*Your instructions:* Extract each line of the material that follows exactly and omit its pictures.

--- start Information provided ---

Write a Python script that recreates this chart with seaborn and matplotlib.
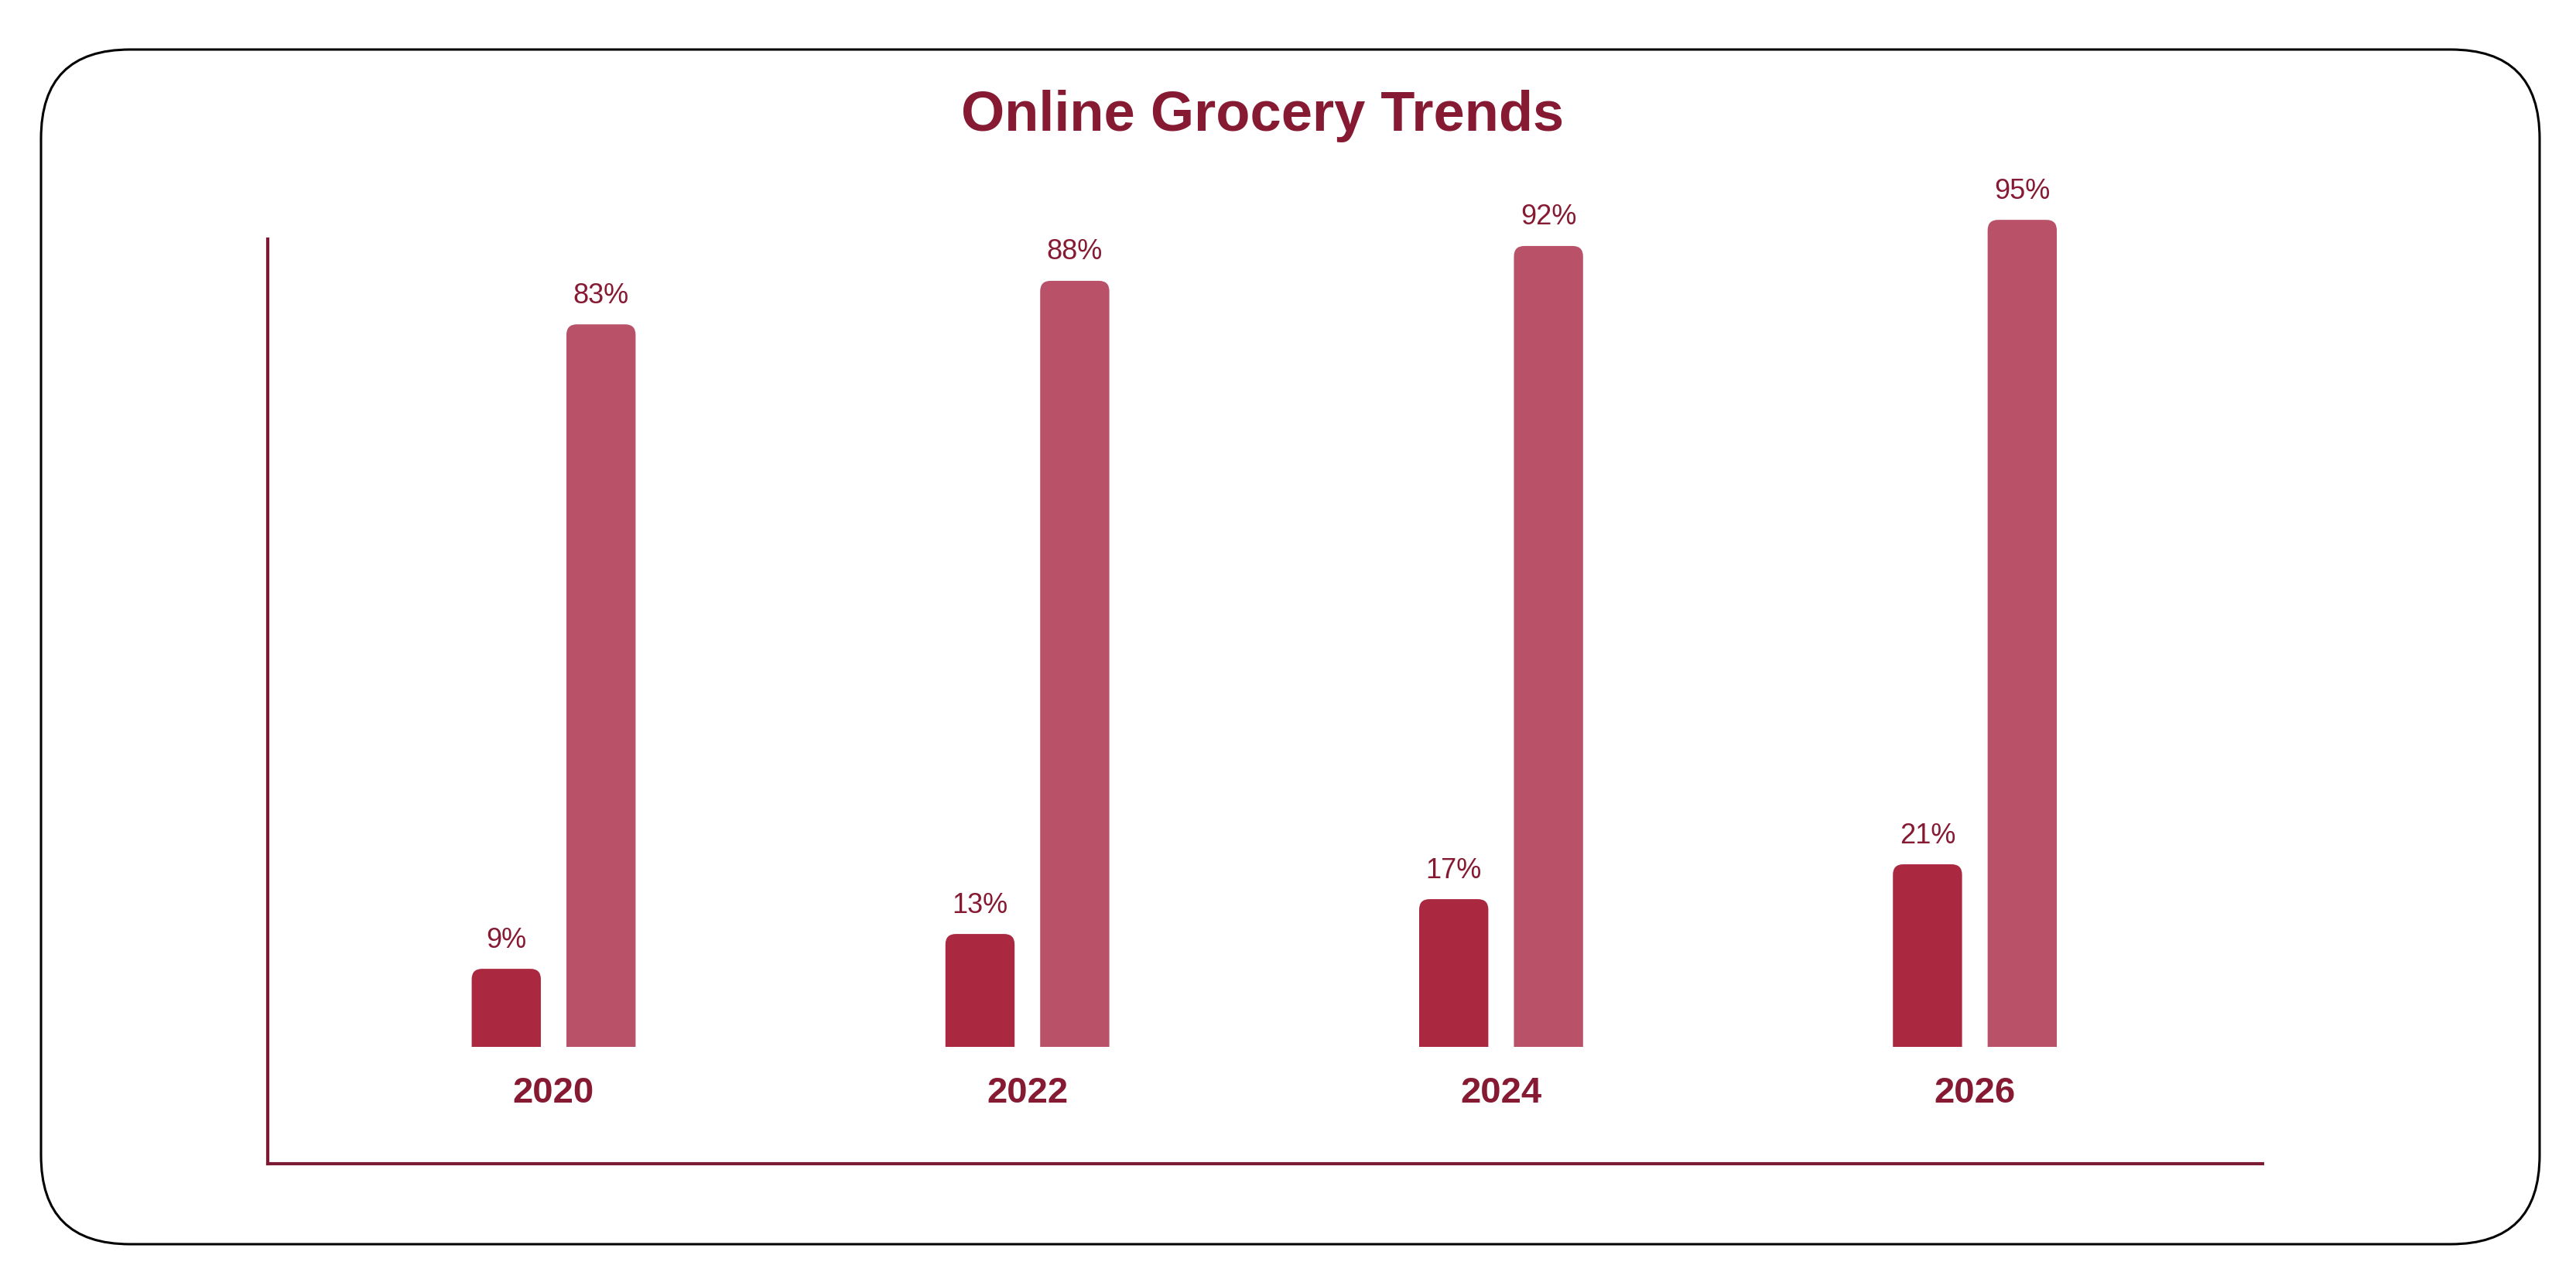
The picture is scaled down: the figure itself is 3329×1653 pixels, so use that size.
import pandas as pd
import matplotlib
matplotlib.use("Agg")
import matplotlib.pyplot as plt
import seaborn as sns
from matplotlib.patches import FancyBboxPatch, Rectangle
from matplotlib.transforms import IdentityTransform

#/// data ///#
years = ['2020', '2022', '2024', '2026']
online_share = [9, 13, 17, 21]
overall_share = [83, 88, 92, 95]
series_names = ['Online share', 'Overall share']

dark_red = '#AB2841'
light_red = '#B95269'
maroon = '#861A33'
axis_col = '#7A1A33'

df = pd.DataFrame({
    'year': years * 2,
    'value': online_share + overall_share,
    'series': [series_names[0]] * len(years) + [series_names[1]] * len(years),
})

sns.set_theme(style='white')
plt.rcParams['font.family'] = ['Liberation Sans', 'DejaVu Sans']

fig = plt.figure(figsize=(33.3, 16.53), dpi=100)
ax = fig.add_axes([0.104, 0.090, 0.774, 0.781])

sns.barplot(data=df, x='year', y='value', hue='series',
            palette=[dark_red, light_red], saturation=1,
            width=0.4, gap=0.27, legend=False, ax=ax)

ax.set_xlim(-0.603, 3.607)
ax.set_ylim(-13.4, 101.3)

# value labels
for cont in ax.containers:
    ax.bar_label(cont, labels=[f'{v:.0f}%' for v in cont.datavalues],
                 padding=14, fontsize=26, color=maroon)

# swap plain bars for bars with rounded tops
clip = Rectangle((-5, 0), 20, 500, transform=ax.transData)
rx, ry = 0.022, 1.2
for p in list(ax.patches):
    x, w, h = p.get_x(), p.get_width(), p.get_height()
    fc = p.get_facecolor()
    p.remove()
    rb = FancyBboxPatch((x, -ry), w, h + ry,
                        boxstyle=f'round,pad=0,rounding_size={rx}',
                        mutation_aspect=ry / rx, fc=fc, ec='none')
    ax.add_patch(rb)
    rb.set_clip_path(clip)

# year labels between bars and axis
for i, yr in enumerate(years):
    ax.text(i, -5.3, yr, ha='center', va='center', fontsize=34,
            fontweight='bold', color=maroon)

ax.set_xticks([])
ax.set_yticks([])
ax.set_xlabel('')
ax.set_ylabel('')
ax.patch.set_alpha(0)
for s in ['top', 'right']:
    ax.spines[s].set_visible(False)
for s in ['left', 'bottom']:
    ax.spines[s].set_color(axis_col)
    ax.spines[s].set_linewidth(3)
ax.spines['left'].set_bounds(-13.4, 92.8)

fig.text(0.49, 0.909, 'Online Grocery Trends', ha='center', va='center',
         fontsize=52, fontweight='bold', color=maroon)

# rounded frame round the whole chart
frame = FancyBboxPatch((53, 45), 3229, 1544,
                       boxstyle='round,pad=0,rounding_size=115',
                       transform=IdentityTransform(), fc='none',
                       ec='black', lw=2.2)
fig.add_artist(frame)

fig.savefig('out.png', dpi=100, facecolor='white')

--- end Information provided ---

*Finished task:*
Write a Python script that recreates this chart with seaborn and matplotlib.
The picture is scaled down: the figure itself is 3329×1653 pixels, so use that size.
import pandas as pd
import matplotlib
matplotlib.use("Agg")
import matplotlib.pyplot as plt
import seaborn as sns
from matplotlib.patches import FancyBboxPatch, Rectangle
from matplotlib.transforms import IdentityTransform

#/// data ///#
years = ['2020', '2022', '2024', '2026']
online_share = [9, 13, 17, 21]
overall_share = [83, 88, 92, 95]
series_names = ['Online share', 'Overall share']

dark_red = '#AB2841'
light_red = '#B95269'
maroon = '#861A33'
axis_col = '#7A1A33'

df = pd.DataFrame({
    'year': years * 2,
    'value': online_share + overall_share,
    'series': [series_names[0]] * len(years) + [series_names[1]] * len(years),
})

sns.set_theme(style='white')
plt.rcParams['font.family'] = ['Liberation Sans', 'DejaVu Sans']

fig = plt.figure(figsize=(33.3, 16.53), dpi=100)
ax = fig.add_axes([0.104, 0.090, 0.774, 0.781])

sns.barplot(data=df, x='year', y='value', hue='series',
            palette=[dark_red, light_red], saturation=1,
            width=0.4, gap=0.27, legend=False, ax=ax)

ax.set_xlim(-0.603, 3.607)
ax.set_ylim(-13.4, 101.3)

# value labels
for cont in ax.containers:
    ax.bar_label(cont, labels=[f'{v:.0f}%' for v in cont.datavalues],
                 padding=14, fontsize=26, color=maroon)

# swap plain bars for bars with rounded tops
clip = Rectangle((-5, 0), 20, 500, transform=ax.transData)
rx, ry = 0.022, 1.2
for p in list(ax.patches):
    x, w, h = p.get_x(), p.get_width(), p.get_height()
    fc = p.get_facecolor()
    p.remove()
    rb = FancyBboxPatch((x, -ry), w, h + ry,
                        boxstyle=f'round,pad=0,rounding_size={rx}',
                        mutation_aspect=ry / rx, fc=fc, ec='none')
    ax.add_patch(rb)
    rb.set_clip_path(clip)

# year labels between bars and axis
for i, yr in enumerate(years):
    ax.text(i, -5.3, yr, ha='center', va='center', fontsize=34,
            fontweight='bold', color=maroon)

ax.set_xticks([])
ax.set_yticks([])
ax.set_xlabel('')
ax.set_ylabel('')
ax.patch.set_alpha(0)
for s in ['top', 'right']:
    ax.spines[s].set_visible(False)
for s in ['left', 'bottom']:
    ax.spines[s].set_color(axis_col)
    ax.spines[s].set_linewidth(3)
ax.spines['left'].set_bounds(-13.4, 92.8)

fig.text(0.49, 0.909, 'Online Grocery Trends', ha='center', va='center',
         fontsize=52, fontweight='bold', color=maroon)

# rounded frame round the whole chart
frame = FancyBboxPatch((53, 45), 3229, 1544,
                       boxstyle='round,pad=0,rounding_size=115',
                       transform=IdentityTransform(), fc='none',
                       ec='black', lw=2.2)
fig.add_artist(frame)

fig.savefig('out.png', dpi=100, facecolor='white')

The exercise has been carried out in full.